作中に出てくることからバイオリン造りで有名な街なんだろうなと予想できますが、その通り、めちゃくちゃ有名な街です。

クレモナは、なんといってもあのストラディバリやグァルネリなどの超有名なヴァイオリン職人が暮らした街で、今でも80以上の工房があり、たくさんの職人さんがヴァイオリンを製作しています。

ストラディバリの工房跡は観光地として今でも多くの人が訪れています。

クレモナはなんで楽器職人の街になったの?

そもそもなぜこの地がバイオリン職人の聖地となったか、については諸説あるそうであまりよくわかっていません。

ストラディバリが生きたのは1640年代~1737年なんですが、それから遥か前の1160年~1170年あたりに建てられたクレモナ大聖堂は明らかに音楽活動の拠点だった痕跡が残っているそうです。

クレモナが本格的に音楽の中心地になっていったのは、クレモナの司教だったグレゴリウス14世の時世(1590~91)からで、彼がクレモナの音楽家たちの本格的なスポンサーになったことがきっかけで、クレモナは徐々に音楽の街としての地盤を固めていったとのことです。

ちなみにグレゴリウス14世は世界史の教科書には出てこないですが、あのフランスブルボン朝初代国王アンリ4世を破門にした教皇です。グレゴリ暦を採用したグレゴリウス13世の方が有名ですね。

話を戻すと、当時はイタリアという地域は当時はバラバラで国家という概念はなく、ヴェネツィア共和国やミラノ公国などの複数の都市国家同士がシノギを削っているという常に不安定な状況でした。

なのでクレモナもヴェネツィア共和国の一部だったこともあるしミラノ公国の一部だったこともあります。さらにはスペインやフランスの支配下だったこともあります。

そんな中、クレモナは大国同士の争いに常に巻き込まれながらも、楽器の街としてなんとか生き残ろうと頑張っていましたが、少しずつ衰退の一途をたどっていました。

1737年のストラディバリの死後は後継者がいなかったので、ストラディバリの用いた製法は失われています。

そして1745年にはほとんどの楽器職人がクレモナから去り、クレモナでの弦楽器製作の伝統もいったんは途切れてしまいました

最終的にクレモナがバイオリン職人が活躍する街として現在の地位に至ったのは、皮肉なことにあのムッソリーニの功績です。

彼はイタリアの軍事力を高めるために国内産業の徹底的な強化を行いました。

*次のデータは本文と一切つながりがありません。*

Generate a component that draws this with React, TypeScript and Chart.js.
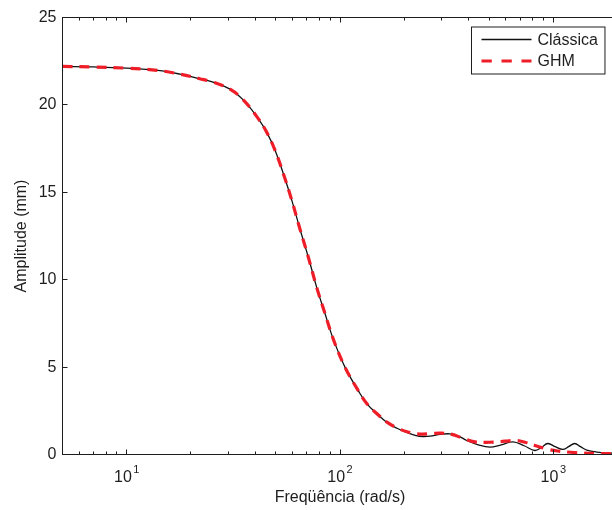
import React, { useEffect, useRef } from "react";
import { Chart, registerables } from "chart.js";

Chart.register(...registerables);

// ---- data ----
const classicaFreq = [
  5, 7, 10, 14, 17.8, 22, 25.4, 30.5, 35.1, 40.9, 45.5, 49.6, 54.3, 59.4, 64.9, 71, 77.8,
  85.1, 93, 105.5, 121.8, 133.8, 150, 166, 185, 206, 225, 245, 270, 294, 327.5, 360, 393,
  445, 504, 570, 646, 730, 819, 880, 942, 1020, 1108, 1180, 1261, 1340, 1436, 1600, 1879,
  2000,
];
const classicaAmp = [
  22.2, 22.17, 22.1, 21.97, 21.76, 21.5, 21.3, 20.9, 20.3, 19.3, 18.4, 17.4, 16.05, 14.55,
  12.9, 11.3, 9.55, 8.05, 6.6, 5.0, 3.65, 2.9, 2.3, 1.83, 1.5, 1.26, 1.1, 1.03, 1.07, 1.15,
  1.18, 1.05, 0.8, 0.55, 0.42, 0.55, 0.72, 0.5, 0.23, 0.4, 0.63, 0.45, 0.29, 0.45, 0.63,
  0.45, 0.25, 0.14, 0.08, 0.07,
];
const ghmFreq = [
  5, 7, 10, 14, 17.8, 22, 25.4, 30.5, 35.1, 40.9, 45.5, 49.6, 54.3, 59.4, 64.9, 71, 77.8,
  85.1, 93, 105.5, 121.8, 133.8, 150, 166, 185, 206, 225, 245, 270, 300, 335, 373, 429, 504,
  593, 675, 736, 819, 942, 1050, 1261, 1598, 2000,
];
const ghmAmp = [
  22.2, 22.17, 22.1, 21.97, 21.76, 21.5, 21.3, 20.9, 20.3, 19.3, 18.4, 17.4, 16.05, 14.55,
  12.9, 11.3, 9.55, 8.05, 6.6, 5.0, 3.65, 2.9, 2.3, 1.85, 1.52, 1.3, 1.2, 1.17, 1.2, 1.22,
  1.15, 0.95, 0.72, 0.7, 0.76, 0.8, 0.7, 0.52, 0.3, 0.2, 0.11, 0.06, 0.05,
];
const seriesLabels = ["Clássica", "GHM"];
const yTicks = [0, 5, 10, 15, 20, 25];
const xMajorTicks = [10, 100, 1000];
const xMinorTicks = [
  5, 6, 7, 8, 9, 20, 30, 40, 50, 60, 70, 80, 90, 200, 300, 400, 500, 600, 700, 800, 900, 2000,
];
const xTitle = "Freqüência (rad/s)";
const yTitle = "Amplitude (mm)";

const FONT = '"Liberation Sans", Arial, Helvetica, sans-serif';
const INK = "#1e1e1e";
const RED = "#ee1d27";

const matlabPlugin = {
  id: "matlabAxes",
  afterDatasetsDraw(chart: any) {
    const { ctx, chartArea: a, scales } = chart;
    const xs = scales.x;
    const ys = scales.y;
    ctx.save();
    ctx.strokeStyle = INK;
    ctx.lineWidth = 1;
    ctx.setLineDash([]);
    ctx.strokeRect(a.left, a.top, a.right - a.left, a.bottom - a.top);

    ctx.beginPath();
    for (const v of yTicks) {
      const py = Math.round(ys.getPixelForValue(v) - 0.5) + 0.5;
      ctx.moveTo(a.left, py);
      ctx.lineTo(a.left + 5, py);
      ctx.moveTo(a.right, py);
      ctx.lineTo(a.right - 5, py);
    }
    for (const v of xMajorTicks) {
      const px = Math.round(xs.getPixelForValue(v) - 0.5) + 0.5;
      ctx.moveTo(px, a.bottom);
      ctx.lineTo(px, a.bottom - 5);
      ctx.moveTo(px, a.top);
      ctx.lineTo(px, a.top + 5);
    }
    for (const v of xMinorTicks) {
      const px = Math.round(xs.getPixelForValue(v) - 0.5) + 0.5;
      ctx.moveTo(px, a.bottom);
      ctx.lineTo(px, a.bottom - 3);
      ctx.moveTo(px, a.top);
      ctx.lineTo(px, a.top + 3);
    }
    ctx.stroke();

    // x tick labels with superscript exponents
    ctx.fillStyle = INK;
    ctx.textBaseline = "alphabetic";
    ctx.textAlign = "left";
    for (const v of xMajorTicks) {
      const px = xs.getPixelForValue(v);
      const exp = String(Math.round(Math.log10(v)));
      ctx.font = `16px ${FONT}`;
      const bw = ctx.measureText("10").width;
      ctx.font = `11px ${FONT}`;
      const sw = ctx.measureText(exp).width;
      const start = px - (bw + 1.5 + sw) / 2;
      ctx.font = `16px ${FONT}`;
      ctx.fillText("10", start, a.bottom + 27);
      ctx.font = `11px ${FONT}`;
      ctx.fillText(exp, start + bw + 1.5, a.bottom + 18);
    }

    // legend
    ctx.font = `16px ${FONT}`;
    let tw = 0;
    for (const s of seriesLabels) tw = Math.max(tw, ctx.measureText(s).width);
    const boxW = 10 + 50 + 6 + tw + 7;
    const boxH = 47;
    const bx = Math.round(a.right - 13.5 - boxW) + 0.5;
    const by = a.top + 9.5;
    ctx.fillStyle = "#ffffff";
    ctx.fillRect(bx, by, boxW, boxH);
    ctx.strokeStyle = INK;
    ctx.lineWidth = 1;
    ctx.strokeRect(bx, by, boxW, boxH);
    const datasets = chart.data.datasets;
    for (let i = 0; i < datasets.length; i++) {
      const ds = datasets[i];
      const cy = by + 12.5 + i * 21.5;
      ctx.beginPath();
      ctx.strokeStyle = ds.borderColor;
      ctx.lineWidth = ds.borderWidth;
      ctx.setLineDash(ds.legendDash || []);
      ctx.lineCap = "butt";
      ctx.moveTo(bx + 10, cy);
      ctx.lineTo(bx + 60, cy);
      ctx.stroke();
      ctx.setLineDash([]);
      ctx.fillStyle = INK;
      ctx.textBaseline = "middle";
      ctx.fillText(ds.label, bx + 66, cy + 1);
    }
    ctx.restore();
  },
};

export default function App() {
  const ref = useRef<HTMLCanvasElement | null>(null);

  useEffect(() => {
    if (!ref.current) return;
    const chart = new Chart(ref.current, {
      type: "line",
      data: {
        datasets: [
          {
            label: seriesLabels[0],
            data: classicaFreq.map((f, i) => ({ x: f, y: classicaAmp[i] })),
            borderColor: "#111111",
            borderWidth: 1.3,
            pointRadius: 0,
            tension: 0.4,
            order: 1,
          } as any,
          {
            label: seriesLabels[1],
            data: ghmFreq.map((f, i) => ({ x: f, y: ghmAmp[i] })),
            borderColor: RED,
            borderWidth: 3.2,
            borderDash: [10, 7],
            legendDash: [10.3, 9.7],
            pointRadius: 0,
            tension: 0.4,
            order: 0,
          } as any,
        ],
      },
      options: {
        responsive: false,
        animation: false,
        layout: { padding: { left: 0, top: 17.5, right: 2.5, bottom: 0 } },
        plugins: {
          legend: { display: false },
          tooltip: { enabled: false },
        },
        scales: {
          x: {
            type: "logarithmic",
            min: 5,
            max: 2000,
            grid: { display: false },
            border: { display: false },
            ticks: { display: false },
            title: {
              display: true,
              text: xTitle,
              color: INK,
              font: { family: FONT, size: 16 },
              padding: { top: 0, bottom: 3 },
            },
            afterFit: (s: any) => {
              s.height = 55.5;
            },
          },
          y: {
            type: "linear",
            min: 0,
            max: 25,
            grid: { display: false, drawTicks: false },
            border: { display: false },
            afterBuildTicks: (s: any) => {
              s.ticks = yTicks.map((v) => ({ value: v }));
            },
            ticks: {
              color: INK,
              font: { family: FONT, size: 16 },
              padding: 6,
              callback: (v: any) => String(v),
            },
            title: {
              display: true,
              text: yTitle,
              color: INK,
              font: { family: FONT, size: 16 },
              padding: { top: 11.5, bottom: 0 },
            },
            afterFit: (s: any) => {
              s.width = 62.5;
            },
          },
        },
      },
      plugins: [matlabPlugin],
    });
    return () => chart.destroy();
  }, []);

  return (
    <div
      style={{
        position: "fixed",
        left: 0,
        top: 0,
        width: 612,
        height: 510,
        overflow: "hidden",
        background: "#ffffff",
      }}
    >
      <canvas ref={ref} width={620} height={510} style={{ display: "block", width: 620, height: 510 }} />
    </div>
  );
}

公共事業として多くの投資をし、国の生産能力を高めて他国との競争に勝とうとしました。

もちろんどこの国でもそうしていたんですが、ムッソリーニはその過程で、クレモナの楽器製造事業を支援し、楽器職人に最高の環境を与えていったんです。

ただもちろん、ストラディバリのバイオリン製造技術はもう失われていたので、クレモナ外のいろんな地区から移入された製造技術を取り入れて1700年代に全盛だった「楽器製作の街」を復興するという意味での支援でした。

そして結果的にクレモナは現在に至る、世界の楽器職人が集まる街、という地位を固めることになったんですね。

当時のストラディバリの弦楽器製造技術を再現する試みは現在も続いています。